What made the day so enjoyable other than actually getting to clear some of my 'stuff' is the other market stall holders and how friendly they are, along with a few friends coming to say hello.  Made my day.

I also have done some driving, mainly airport runs and a few Spring Horse Racing trips in the mix that has also helped via Uber and my personal contacts.

Here is my POV (point of view) while waiting watching the planes land.




And this is a 360 degree photo from my office.




Through sheer determination and hard yakka, some very dear friends, my daughter and future son-in-law and son, the smaller of the 2 debts is almost gone.  This does not mean I am out of the woods just yet, but it does create a very very small breathing space for now.

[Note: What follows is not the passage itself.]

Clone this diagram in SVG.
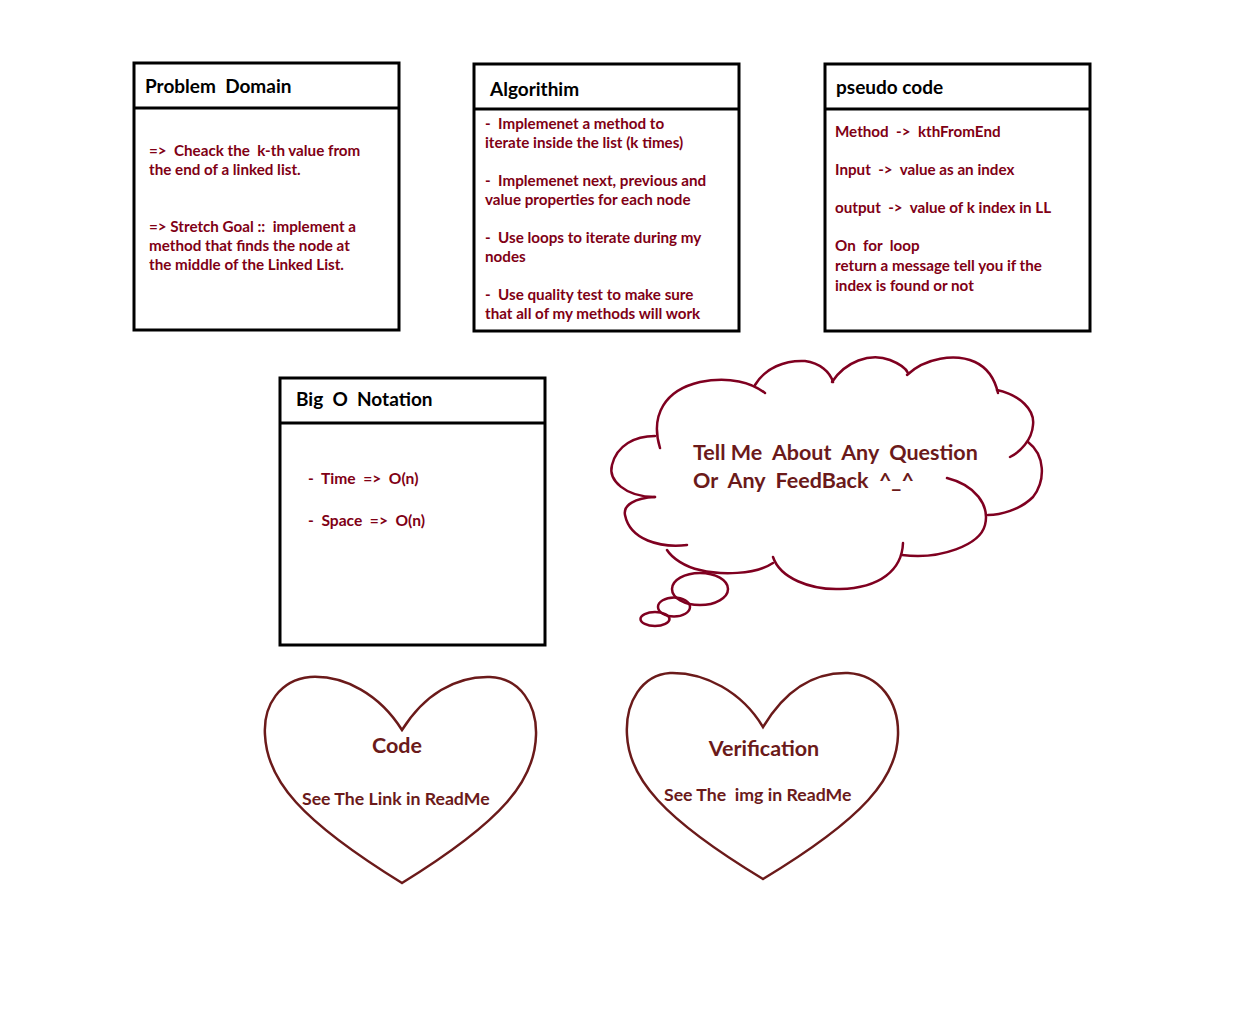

Will know next week if it will be enough to help keep me going under, even if it does mean it is still off the smell off the smell off the smell off an oily rag.  I just may save my home yet.

















Last, is the eBay items.  My goodness what a palava that is.  Strike rate is less then 50% of what you place selling with first time round generally a dud and the waiting and the redoing and the queries and the postage at the countless post office trips and the oh my goodness gracious me all the other stuff that one has to do to sell one simple item for next to nix.  Which translates into "oh so time consuming", and again, hardly worth all the effort it takes to put together, but it has meant slowly getting that smaller debt down.  And for that I am truly grateful.




Just taking one minute at a time for the time being when I find myself starting to over think about the future.  Brighter days just have to be ahead.




Next will be taking more photos with a friend over the weekend to keep up the momentum with the selling off the 'stuff'.  That and taking some larger items to an Auction House and hope to goodness they sell.

Will let you all know soon enough how much I have achieved.  Whether it is enough to get me through Christmas till early next year.  Or, to get me through to early May, which is a point I am trying to get to where finances can be rearranged to help get further along.  Or, miracle of all miracles I have saved the day enough in order to stay put just for those few more years that I had planned toall along.

Fingers crossed folks as the timing means all the difference to what kind of next and final chapter I get to live out.